### [Exercise aim]
Copy out each line exactly; pictures stay out of the copy.

* * *

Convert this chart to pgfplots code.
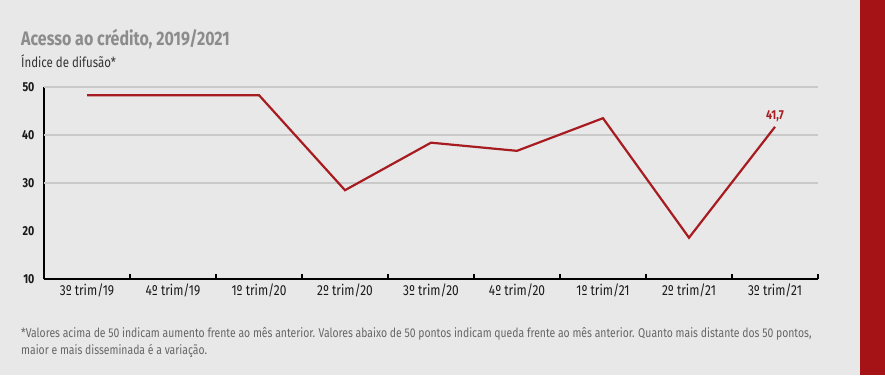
\documentclass[border=0pt]{standalone}
\usepackage{pgfplots}
\pgfplotsset{compat=1.18}
\usepackage{fontspec}
\setmainfont{Fira Sans}[FakeStretch=0.82]
\definecolor{bg}{HTML}{E8E8E8}
\definecolor{barred}{HTML}{A61317}
\definecolor{linered}{HTML}{A71C20}
\definecolor{titlegray}{HTML}{8C8C8C}
\definecolor{gridgray}{HTML}{C9C9C9}
\definecolor{notegray}{HTML}{666666}
\begin{document}
\begin{tikzpicture}[x=1pt,y=1pt]
\fill[bg] (0,0) rectangle (885,375);
\fill[barred] (860,0) rectangle (885,375);
\node[anchor=base west,inner sep=0,text=titlegray,font=\fontsize{19.5}{24}\selectfont\bfseries] at (21,329) {Acesso ao crédito, 2019/2021};
\node[anchor=base west,inner sep=0,text=black!80,font=\fontsize{14}{16}\selectfont] at (21,307) {Índice de difusão*};
\begin{axis}[
  at={(44pt,96pt)}, anchor=south west,
  width=774pt, height=192pt, scale only axis,
  xmin=0, xmax=9, ymin=10, ymax=50,
  axis x line*=bottom, axis y line*=left,
  axis line style={black, line width=1.4pt},
  xtick={0.5,1.5,...,8.5},
  xticklabels={3º trim/19,4º trim/19,1º trim/20,2º trim/20,3º trim/20,4º trim/20,1º trim/21,2º trim/21,3º trim/21},
  minor xtick={1,2,...,9},
  major tick length=0pt, minor tick length=5pt,
  minor tick style={black, line width=1.2pt},
  tick align=inside,
  ytick={10,20,30,40,50},
  extra y ticks={30,40,50}, extra y tick labels={},
  extra y tick style={grid=major, major grid style={gridgray, line width=1.2pt}},
  /pgf/number format/assume math mode=true,
  ticklabel style={font=\fontsize{14.5}{16}\selectfont, text=black!90},
  yticklabel style={font=\fontsize{13}{15}\selectfont\bfseries, xshift=-6pt},
  xticklabel style={yshift=-1pt},
  clip=false,
]
\addplot[linered, line width=2.2pt, line join=miter] coordinates {
 (0.5,48.3) (1.5,48.3) (2.5,48.3) (3.5,28.5) (4.5,38.4) (5.5,36.7) (6.5,43.5) (7.5,18.6) (8.5,41.7)};
\node[above=2pt, text=linered, font=\fontsize{13}{15}\selectfont\bfseries] at (axis cs:8.5,41.7) {41,7};
\end{axis}
\node[anchor=base west,inner sep=0,text=notegray,font=\fontsize{12.7}{14}\selectfont,align=left] at (21,38) {*Valores acima de 50 indicam aumento frente ao mês anterior. Valores abaixo de 50 pontos indicam queda frente ao mês anterior. Quanto mais distante dos 50 pontos,};
\node[anchor=base west,inner sep=0,text=notegray,font=\fontsize{12.7}{14}\selectfont,align=left] at (21,21) {maior e mais disseminada é a variação.};
\end{tikzpicture}
\end{document}
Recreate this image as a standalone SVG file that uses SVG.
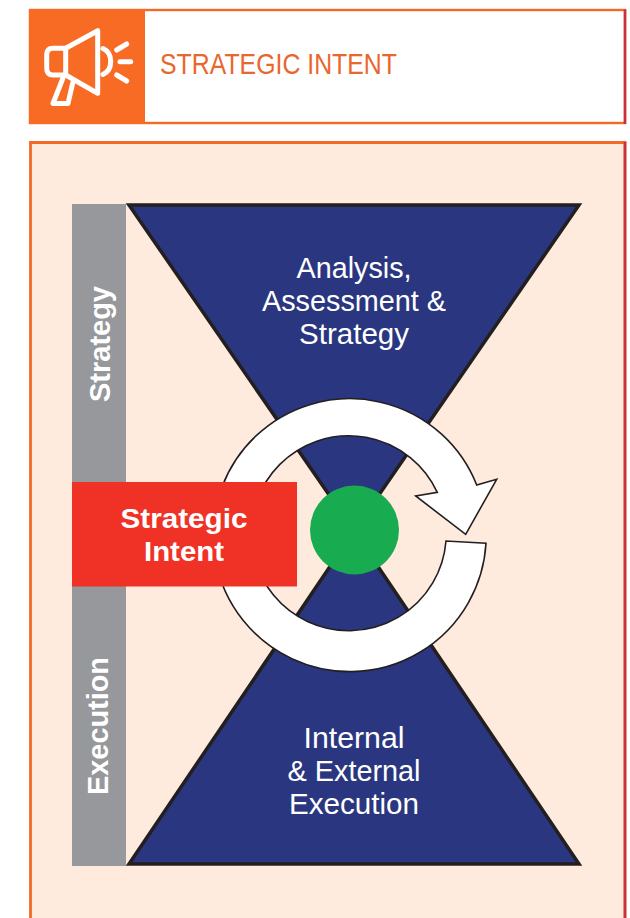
<svg xmlns="http://www.w3.org/2000/svg" width="630" height="918" viewBox="0 0 630 918">
<style>
.lab{font-family:"Liberation Sans",Arial,sans-serif;fill:#fff;text-anchor:middle}
.b{font-weight:700}
.ic{fill:none;stroke:#fff;stroke-width:5;stroke-linecap:round;stroke-linejoin:round}
.edge{fill:#fff;stroke:#231f20;stroke-width:1.6;stroke-linejoin:miter}
</style>
<rect width="630" height="918" fill="#fff"/>
<g id="header">
<rect x="30" y="10" width="595" height="113" fill="#fff" stroke="#f26a26" stroke-width="2.4"/>
<path d="M625 9.5V124" stroke="#c8323f" stroke-width="2.6" fill="none"/>
<rect x="29" y="9" width="116" height="115" fill="#f76b24"/>
<g id="megaphone" class="ic">
<path d="M97.7 30.7V93.3L65.7 75V48.3Z"/>
<path d="M65.7 48.3H53Q46.7 48.3 46.7 55V68Q46.7 75 53 75H65.7"/>
<path d="M63 78L53 103.500H68L72.700 83"/>
<path d="M103 48.500Q110.700 52 110.700 61.500Q110.700 71 103 74.500"/>
<path d="M116.700 50L126.700 44M120 61.700H130.700M116.700 75L126.700 81"/>
</g>
<text x="160" y="74" font-family="'Liberation Sans',Arial,sans-serif" font-size="29" fill="#e9662c" textLength="237" lengthAdjust="spacingAndGlyphs">STRATEGIC INTENT</text>
</g>
<g id="panel">
<path d="M30.500 918V142.500H625V918" fill="#ffebde" stroke="#f26a26" stroke-width="2.800"/>
<path d="M625 142V918" stroke="#c8323f" stroke-width="2.600" fill="none"/>
</g>
<g id="side-bar">
<rect x="72" y="204" width="54" height="662" fill="#97989b"/>
<text class="lab b" transform="translate(110,344) rotate(-90)" font-size="29" textLength="116" lengthAdjust="spacingAndGlyphs">Strategy</text>
<text class="lab b" transform="translate(108,726) rotate(-90)" font-size="29" textLength="138" lengthAdjust="spacingAndGlyphs">Execution</text>
</g>
<g id="hourglass">
<path d="M129 205H579L354 531L579 864H129L354 531Z" fill="#2a3780" stroke="#231f20" stroke-width="3.500" stroke-linejoin="miter"/>
<text class="lab" x="354" y="278" font-size="29" textLength="115" lengthAdjust="spacingAndGlyphs">Analysis,</text>
<text class="lab" x="354" y="311" font-size="29" textLength="184" lengthAdjust="spacingAndGlyphs">Assessment &amp;</text>
<text class="lab" x="354" y="344" font-size="29" textLength="110" lengthAdjust="spacingAndGlyphs">Strategy</text>
<text class="lab" x="354" y="748" font-size="29" textLength="101" lengthAdjust="spacingAndGlyphs">Internal</text>
<text class="lab" x="354" y="781" font-size="29" textLength="133" lengthAdjust="spacingAndGlyphs">&amp; External</text>
<text class="lab" x="354" y="814" font-size="29" textLength="130" lengthAdjust="spacingAndGlyphs">Execution</text>
</g>
<g id="cycle-arrow">
<path class="edge" d="M486 543.300A136.500 136.500 0 1 1 476.700 485L496.700 479.300L465.700 534.300L415.700 496L437.300 492.300A97.500 97.500 0 1 0 446 541Z"/>
</g>
<g id="centre"><circle cx="354.500" cy="530" r="44.500" fill="#19ab50"/></g>
<g id="strategic-intent">
<rect x="72" y="482" width="225" height="104.500" fill="#f03226"/>
<text class="lab b" x="184" y="528" font-size="28" textLength="127" lengthAdjust="spacingAndGlyphs">Strategic</text>
<text class="lab b" x="184" y="561" font-size="28" textLength="80" lengthAdjust="spacingAndGlyphs">Intent</text>
</g>
</svg>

* * *

### [Reply to the task]
Convert this chart to pgfplots code.
\documentclass[border=0pt]{standalone}
\usepackage{pgfplots}
\pgfplotsset{compat=1.18}
\usepackage{fontspec}
\setmainfont{Fira Sans}[FakeStretch=0.82]
\definecolor{bg}{HTML}{E8E8E8}
\definecolor{barred}{HTML}{A61317}
\definecolor{linered}{HTML}{A71C20}
\definecolor{titlegray}{HTML}{8C8C8C}
\definecolor{gridgray}{HTML}{C9C9C9}
\definecolor{notegray}{HTML}{666666}
\begin{document}
\begin{tikzpicture}[x=1pt,y=1pt]
\fill[bg] (0,0) rectangle (885,375);
\fill[barred] (860,0) rectangle (885,375);
\node[anchor=base west,inner sep=0,text=titlegray,font=\fontsize{19.5}{24}\selectfont\bfseries] at (21,329) {Acesso ao crédito, 2019/2021};
\node[anchor=base west,inner sep=0,text=black!80,font=\fontsize{14}{16}\selectfont] at (21,307) {Índice de difusão*};
\begin{axis}[
  at={(44pt,96pt)}, anchor=south west,
  width=774pt, height=192pt, scale only axis,
  xmin=0, xmax=9, ymin=10, ymax=50,
  axis x line*=bottom, axis y line*=left,
  axis line style={black, line width=1.4pt},
  xtick={0.5,1.5,...,8.5},
  xticklabels={3º trim/19,4º trim/19,1º trim/20,2º trim/20,3º trim/20,4º trim/20,1º trim/21,2º trim/21,3º trim/21},
  minor xtick={1,2,...,9},
  major tick length=0pt, minor tick length=5pt,
  minor tick style={black, line width=1.2pt},
  tick align=inside,
  ytick={10,20,30,40,50},
  extra y ticks={30,40,50}, extra y tick labels={},
  extra y tick style={grid=major, major grid style={gridgray, line width=1.2pt}},
  /pgf/number format/assume math mode=true,
  ticklabel style={font=\fontsize{14.5}{16}\selectfont, text=black!90},
  yticklabel style={font=\fontsize{13}{15}\selectfont\bfseries, xshift=-6pt},
  xticklabel style={yshift=-1pt},
  clip=false,
]
\addplot[linered, line width=2.2pt, line join=miter] coordinates {
 (0.5,48.3) (1.5,48.3) (2.5,48.3) (3.5,28.5) (4.5,38.4) (5.5,36.7) (6.5,43.5) (7.5,18.6) (8.5,41.7)};
\node[above=2pt, text=linered, font=\fontsize{13}{15}\selectfont\bfseries] at (axis cs:8.5,41.7) {41,7};
\end{axis}
\node[anchor=base west,inner sep=0,text=notegray,font=\fontsize{12.7}{14}\selectfont,align=left] at (21,38) {*Valores acima de 50 indicam aumento frente ao mês anterior. Valores abaixo de 50 pontos indicam queda frente ao mês anterior. Quanto mais distante dos 50 pontos,};
\node[anchor=base west,inner sep=0,text=notegray,font=\fontsize{12.7}{14}\selectfont,align=left] at (21,21) {maior e mais disseminada é a variação.};
\end{tikzpicture}
\end{document}
Recreate this image as a standalone SVG file that uses SVG.
<svg xmlns="http://www.w3.org/2000/svg" width="630" height="918" viewBox="0 0 630 918">
<style>
.lab{font-family:"Liberation Sans",Arial,sans-serif;fill:#fff;text-anchor:middle}
.b{font-weight:700}
.ic{fill:none;stroke:#fff;stroke-width:5;stroke-linecap:round;stroke-linejoin:round}
.edge{fill:#fff;stroke:#231f20;stroke-width:1.6;stroke-linejoin:miter}
</style>
<rect width="630" height="918" fill="#fff"/>
<g id="header">
<rect x="30" y="10" width="595" height="113" fill="#fff" stroke="#f26a26" stroke-width="2.4"/>
<path d="M625 9.5V124" stroke="#c8323f" stroke-width="2.6" fill="none"/>
<rect x="29" y="9" width="116" height="115" fill="#f76b24"/>
<g id="megaphone" class="ic">
<path d="M97.7 30.7V93.3L65.7 75V48.3Z"/>
<path d="M65.7 48.3H53Q46.7 48.3 46.7 55V68Q46.7 75 53 75H65.7"/>
<path d="M63 78L53 103.500H68L72.700 83"/>
<path d="M103 48.500Q110.700 52 110.700 61.500Q110.700 71 103 74.500"/>
<path d="M116.700 50L126.700 44M120 61.700H130.700M116.700 75L126.700 81"/>
</g>
<text x="160" y="74" font-family="'Liberation Sans',Arial,sans-serif" font-size="29" fill="#e9662c" textLength="237" lengthAdjust="spacingAndGlyphs">STRATEGIC INTENT</text>
</g>
<g id="panel">
<path d="M30.500 918V142.500H625V918" fill="#ffebde" stroke="#f26a26" stroke-width="2.800"/>
<path d="M625 142V918" stroke="#c8323f" stroke-width="2.600" fill="none"/>
</g>
<g id="side-bar">
<rect x="72" y="204" width="54" height="662" fill="#97989b"/>
<text class="lab b" transform="translate(110,344) rotate(-90)" font-size="29" textLength="116" lengthAdjust="spacingAndGlyphs">Strategy</text>
<text class="lab b" transform="translate(108,726) rotate(-90)" font-size="29" textLength="138" lengthAdjust="spacingAndGlyphs">Execution</text>
</g>
<g id="hourglass">
<path d="M129 205H579L354 531L579 864H129L354 531Z" fill="#2a3780" stroke="#231f20" stroke-width="3.500" stroke-linejoin="miter"/>
<text class="lab" x="354" y="278" font-size="29" textLength="115" lengthAdjust="spacingAndGlyphs">Analysis,</text>
<text class="lab" x="354" y="311" font-size="29" textLength="184" lengthAdjust="spacingAndGlyphs">Assessment &amp;</text>
<text class="lab" x="354" y="344" font-size="29" textLength="110" lengthAdjust="spacingAndGlyphs">Strategy</text>
<text class="lab" x="354" y="748" font-size="29" textLength="101" lengthAdjust="spacingAndGlyphs">Internal</text>
<text class="lab" x="354" y="781" font-size="29" textLength="133" lengthAdjust="spacingAndGlyphs">&amp; External</text>
<text class="lab" x="354" y="814" font-size="29" textLength="130" lengthAdjust="spacingAndGlyphs">Execution</text>
</g>
<g id="cycle-arrow">
<path class="edge" d="M486 543.300A136.500 136.500 0 1 1 476.700 485L496.700 479.300L465.700 534.300L415.700 496L437.300 492.300A97.500 97.500 0 1 0 446 541Z"/>
</g>
<g id="centre"><circle cx="354.500" cy="530" r="44.500" fill="#19ab50"/></g>
<g id="strategic-intent">
<rect x="72" y="482" width="225" height="104.500" fill="#f03226"/>
<text class="lab b" x="184" y="528" font-size="28" textLength="127" lengthAdjust="spacingAndGlyphs">Strategic</text>
<text class="lab b" x="184" y="561" font-size="28" textLength="80" lengthAdjust="spacingAndGlyphs">Intent</text>
</g>
</svg>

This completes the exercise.